··· Information provided

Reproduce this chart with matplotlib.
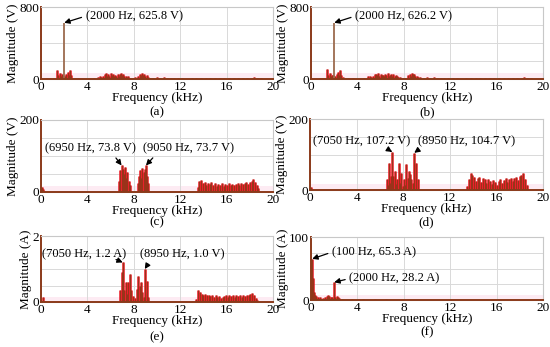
import matplotlib.pyplot as plt
import numpy as np

plt.rcParams['font.family'] = ['Liberation Serif', 'DejaVu Serif']
plt.rcParams['font.size'] = 9.5

RED = '#e8141e'
BROWN = '#8b3a1a'
TAN = '#9c6b4e'
GRID = '#d9d9d9'

# ---- (a) output voltage spectrum (V) ----
a_freq = [0.55, 0.75, 0.95, 1.15, 1.40, 1.50, 1.60, 1.70, 1.80, 1.90, 2.10, 2.20, 2.30, 2.40,
          2.50, 2.60, 2.75, 2.95, 3.2, 3.6, 4.2, 4.6, 4.9, 5.05, 5.2, 5.35, 5.5, 5.6, 5.7, 5.8,
          5.9, 6.0, 6.1, 6.2, 6.3, 6.4, 6.5, 6.6, 6.7, 6.8, 6.9, 7.0, 7.1, 7.2, 7.3, 7.4, 7.5,
          7.7, 7.9, 8.1, 8.4, 8.5, 8.6, 8.7, 8.8, 8.9, 9.0, 9.1, 9.2, 9.4, 9.7, 10.0, 10.3,
          10.6, 10.9, 11.2, 11.5, 11.8, 12.2, 12.6, 13.0, 13.4, 13.8, 14.2, 14.6, 15.0, 15.4,
          15.8, 16.2, 16.6, 17.0, 17.4, 17.8, 18.2, 18.4, 18.6, 19.0, 19.4, 19.8]
a_mag = [8, 10, 6, 12, 100, 45, 70, 30, 55, 40, 35, 60, 80, 45,
         105, 50, 15, 10, 8, 6, 6, 10, 25, 35, 20, 30, 55, 65, 40, 60,
         35, 70, 45, 55, 30, 50, 40, 60, 35, 55, 65, 45, 60, 35, 40, 25, 30,
         15, 12, 18, 40, 55, 45, 65, 50, 60, 35, 45, 25, 15, 12, 18, 14,
         20, 12, 15, 10, 12, 8, 6, 8, 10, 14, 12, 10, 14, 10,
         12, 10, 8, 10, 12, 10, 14, 20, 12, 8, 6, 6]
a_peak = (2.0, 625.8)

# ---- (b) output voltage spectrum (V) ----
b_freq = a_freq
b_mag = [6, 9, 8, 10, 110, 50, 65, 35, 50, 45, 30, 55, 75, 50,
         100, 45, 18, 12, 7, 8, 5, 12, 30, 40, 25, 35, 60, 55, 45, 65,
         40, 60, 50, 50, 35, 55, 45, 65, 40, 50, 60, 40, 55, 30, 45, 30, 25,
         18, 14, 15, 45, 60, 40, 70, 55, 55, 40, 40, 20, 18, 14, 20, 16,
         18, 14, 12, 12, 10, 10, 8, 6, 12, 12, 14, 12, 12, 12,
         10, 12, 10, 8, 10, 12, 12, 18, 10, 8, 6, 5]
b_peak = (2.0, 626.2)

# ---- (c) inverter voltage spectrum (V) ----
c_freq = [0.05, 0.15, 0.30,
          6.75, 6.85, 6.95, 7.05, 7.15, 7.25, 7.35, 7.45, 7.55, 7.65,
          8.35, 8.45, 8.55, 8.65, 8.75, 8.85, 8.95, 9.05, 9.15, 9.25,
          13.5, 13.65, 13.8, 13.95, 14.1, 14.25, 14.4, 14.55, 14.7, 14.85, 15.0, 15.15,
          15.3, 15.45, 15.6, 15.75, 15.9, 16.05, 16.2, 16.35, 16.5, 16.65, 16.8, 16.95,
          17.1, 17.25, 17.4, 17.55, 17.7, 17.85, 18.0, 18.15, 18.3, 18.45, 18.6, 18.7]
c_mag = [15, 8, 3,
         30, 60, 73.8, 65, 50, 70, 40, 55, 30, 20,
         25, 45, 60, 40, 68, 55, 65, 73.7, 45, 25,
         15, 30, 33, 25, 28, 20, 26, 22, 28, 20, 24, 18,
         22, 20, 25, 18, 22, 20, 24, 19, 23, 20, 22, 25,
         20, 26, 22, 24, 27, 22, 28, 30, 35, 28, 20, 10]

# ---- (d) voltage spectrum (V) ----
d_freq = [0.05, 0.15,
          6.6, 6.7, 6.75, 6.85, 6.95, 7.05, 7.15, 7.3, 7.4, 7.45, 7.6, 7.7, 7.75, 7.85, 7.95,
          8.05, 8.15, 8.25, 8.4, 8.5, 8.6, 8.7, 8.85, 8.95, 9.1, 9.25,
          13.5, 13.65, 13.8, 13.95, 14.1, 14.25, 14.4, 14.55, 14.7, 14.85, 15.0, 15.15,
          15.3, 15.45, 15.6, 15.75, 15.9, 16.05, 16.2, 16.35, 16.5, 16.65, 16.8, 16.95,
          17.1, 17.25, 17.4, 17.55, 17.7, 17.85, 18.0, 18.15, 18.3, 18.45, 18.6]
d_mag = [8, 3,
         30, 15, 77, 20, 40, 107.2, 40, 53, 18, 30, 77, 15, 20, 48, 12,
         30, 15, 74, 35, 53, 45, 30, 20, 104.7, 77, 30,
         12, 30, 48, 42, 38, 25, 35, 38, 22, 35, 32, 20,
         30, 25, 18, 28, 22, 15, 25, 30, 20, 28, 35, 22,
         32, 35, 25, 35, 38, 28, 40, 42, 48, 30, 15]

# ---- (e) current spectrum (A) ----
e_freq = [0.2, 0.35,
          6.85, 6.95, 7.05, 7.15, 7.3, 7.4, 7.5, 7.65, 7.8, 7.95, 8.1, 8.25, 8.35, 8.5,
          8.65, 8.75, 8.85, 8.95, 9.1, 9.25,
          13.4, 13.55, 13.7, 13.85, 14.0, 14.15, 14.3, 14.45, 14.6, 14.75, 14.9, 15.05,
          15.2, 15.35, 15.5, 15.65, 15.8, 15.95, 16.1, 16.25, 16.4, 16.55, 16.7, 16.85,
          17.0, 17.15, 17.3, 17.45, 17.6, 17.75, 17.9, 18.05, 18.2, 18.35, 18.5, 18.65]
e_mag = [0.15, 0.03,
         0.36, 0.91, 1.2, 0.35, 0.62, 0.25, 0.6, 0.86, 0.36, 0.18, 0.12, 0.4, 0.78, 0.5,
         0.6, 0.3, 0.15, 1.0, 0.65, 0.15,
         0.08, 0.35, 0.3, 0.25, 0.22, 0.24, 0.2, 0.22, 0.18, 0.2, 0.16, 0.2,
         0.15, 0.18, 0.13, 0.16, 0.18, 0.2, 0.16, 0.2, 0.18, 0.2, 0.15, 0.2,
         0.18, 0.2, 0.16, 0.2, 0.18, 0.2, 0.22, 0.25, 0.28, 0.22, 0.12, 0.05]

# ---- (f) grid current spectrum (A) ----
f_freq = [0.05, 0.1, 0.15, 0.25, 0.35, 0.45, 0.6, 0.8, 1.0, 1.2, 1.35, 1.45, 1.55, 1.7,
          1.85, 2.0, 2.1, 2.2, 2.3, 2.45, 2.7, 3.5, 4.5, 5.5, 6.5, 8.0]
f_mag = [20, 65.3, 35, 12, 8, 6, 4, 5, 3, 4, 7, 8, 6, 4,
         5, 28.2, 5, 6, 4, 3, 2, 1, 1.2, 1.5, 1, 0.8]

W, H = 550, 347

panels = [
    dict(freq=a_freq, mag=a_mag, peak=a_peak, ymax=800, unit='V', tag='(a)', tag_y=112,
         pos=[0.0745, 0.772, 0.4218, 0.2075],
         notes=[('(2000 Hz, 625.8 V)', 2.0, 625.8, 3.85, 700, 'left', (0, 0.5))]),
    dict(freq=b_freq, mag=b_mag, peak=b_peak, ymax=800, unit='V', tag='(b)', tag_y=112,
         pos=[0.5655, 0.772, 0.4218, 0.2075],
         notes=[('(2000 Hz, 626.2 V)', 2.0, 626.2, 3.8, 700, 'left', (0, 0.5))]),
    dict(freq=c_freq, mag=c_mag, peak=None, ymax=200, unit='V', tag='(c)', tag_y=222,
         pos=[0.0745, 0.4467, 0.4218, 0.2075],
         notes=[('(6950 Hz, 73.8 V)', 6.95, 73.8, 4.25, 122, 'center', (0.74, 0.1)),
                ('(9050 Hz, 73.7 V)', 9.05, 73.7, 12.7, 122, 'center', (0.16, 0.1))]),
    dict(freq=d_freq, mag=d_mag, peak=None, ymax=200, unit='V', tag='(d)', tag_y=222,
         pos=[0.5636, 0.4524, 0.4236, 0.2046],
         notes=[('(7050 Hz, 107.2 V)', 7.05, 107.2, 4.45, 137, 'center', (0.72, 0.1)),
                ('(8950 Hz, 104.7 V)', 8.95, 104.7, 13.4, 137, 'center', (0.06, 0.1))]),
    dict(freq=e_freq, mag=e_mag, peak=None, ymax=2, unit='A', tag='(e)', tag_y=337,
         pos=[0.0745, 0.1297, 0.4218, 0.190],
         notes=[('(7050 Hz, 1.2 A)', 7.05, 1.2, 3.75, 1.45, 'center', (0.86, 0.1)),
                ('(8950 Hz, 1.0 V)', 8.95, 1.0, 12.2, 1.45, 'center', (0.13, 0.1))]),
    dict(freq=f_freq, mag=f_mag, peak=None, ymax=100, unit='A', tag='(f)', tag_y=332,
         pos=[0.5655, 0.1354, 0.4218, 0.1816],
         notes=[('(100 Hz, 65.3 A)', 0.1, 65.3, 1.8, 76, 'left', (0, 0.5)),
                ('(2000 Hz, 28.2 A)', 2.0, 28.2, 3.3, 34, 'left', (0, 0.5))]),
]

fig = plt.figure(figsize=(W / 100, H / 100), dpi=100)

for p in panels:
    ax = fig.add_axes(p['pos'])
    ymax = p['ymax']
    ax.set_xlim(0, 20)
    ax.set_ylim(0, ymax)
    # faint pink glow along the baseline
    ax.axhspan(0, ymax * 0.08, color='#fdebf3', zorder=0.5, lw=0)
    ax.vlines(p['freq'], 0, p['mag'], color=RED, lw=1.8, zorder=2)
    ax.vlines(p['freq'], 0, p['mag'], color=BROWN, lw=0.6, zorder=3)
    if p['peak'] is not None:
        ax.vlines(p['peak'][0], 0, p['peak'][1], color=TAN, lw=1.3, zorder=3)
    ax.axhline(0, color=BROWN, lw=1.4, zorder=4, clip_on=False)

    ticks = np.linspace(0, ymax, 5)
    ax.set_xticks([0, 4, 8, 12, 16, 20])
    ax.set_yticks(ticks)
    ax.set_yticklabels([f'{ymax:g}' if v == ymax else ('0' if v == 0 else '') for v in ticks])
    ax.tick_params(length=0, pad=1.5, labelsize=9.5)
    ax.grid(True, color=GRID, lw=0.7, zorder=0)
    ax.set_axisbelow(True)
    for s in ['top', 'right', 'bottom']:
        ax.spines[s].set_color('#c8c8c8')
        ax.spines[s].set_linewidth(0.8)
    ax.spines['left'].set_color(BROWN)
    ax.spines['left'].set_linewidth(1.4)

    ax.set_xlabel('Frequency (kHz)', labelpad=-1)
    ax.set_ylabel(f'Magnitude ({p["unit"]})', labelpad=0)
    x0, _, w, _ = p['pos']
    fig.text(x0 + w / 2, 1 - p['tag_y'] / H, p['tag'], ha='center', va='center')

    for text, fx, fy, tx, ty, ha, rel in p['notes']:
        ax.annotate(text, xy=(fx, fy), xytext=(tx, ty), ha=ha, va='center',
                    fontsize=9, zorder=6,
                    arrowprops=dict(arrowstyle='-|>', color='black', lw=0.9,
                                    mutation_scale=8, relpos=rel,
                                    shrinkA=1, shrinkB=0))

fig.savefig('out.png', dpi=100)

······

> Problem to work on
Give again, word for word, every line from the top of the data above to the line holding "a_peak = (2.0, 625.8)", inclusive, with the pictures left out.

> Correct result
Reproduce this chart with matplotlib.
import matplotlib.pyplot as plt
import numpy as np

plt.rcParams['font.family'] = ['Liberation Serif', 'DejaVu Serif']
plt.rcParams['font.size'] = 9.5

RED = '#e8141e'
BROWN = '#8b3a1a'
TAN = '#9c6b4e'
GRID = '#d9d9d9'

# ---- (a) output voltage spectrum (V) ----
a_freq = [0.55, 0.75, 0.95, 1.15, 1.40, 1.50, 1.60, 1.70, 1.80, 1.90, 2.10, 2.20, 2.30, 2.40,
          2.50, 2.60, 2.75, 2.95, 3.2, 3.6, 4.2, 4.6, 4.9, 5.05, 5.2, 5.35, 5.5, 5.6, 5.7, 5.8,
          5.9, 6.0, 6.1, 6.2, 6.3, 6.4, 6.5, 6.6, 6.7, 6.8, 6.9, 7.0, 7.1, 7.2, 7.3, 7.4, 7.5,
          7.7, 7.9, 8.1, 8.4, 8.5, 8.6, 8.7, 8.8, 8.9, 9.0, 9.1, 9.2, 9.4, 9.7, 10.0, 10.3,
          10.6, 10.9, 11.2, 11.5, 11.8, 12.2, 12.6, 13.0, 13.4, 13.8, 14.2, 14.6, 15.0, 15.4,
          15.8, 16.2, 16.6, 17.0, 17.4, 17.8, 18.2, 18.4, 18.6, 19.0, 19.4, 19.8]
a_mag = [8, 10, 6, 12, 100, 45, 70, 30, 55, 40, 35, 60, 80, 45,
         105, 50, 15, 10, 8, 6, 6, 10, 25, 35, 20, 30, 55, 65, 40, 60,
         35, 70, 45, 55, 30, 50, 40, 60, 35, 55, 65, 45, 60, 35, 40, 25, 30,
         15, 12, 18, 40, 55, 45, 65, 50, 60, 35, 45, 25, 15, 12, 18, 14,
         20, 12, 15, 10, 12, 8, 6, 8, 10, 14, 12, 10, 14, 10,
         12, 10, 8, 10, 12, 10, 14, 20, 12, 8, 6, 6]
a_peak = (2.0, 625.8)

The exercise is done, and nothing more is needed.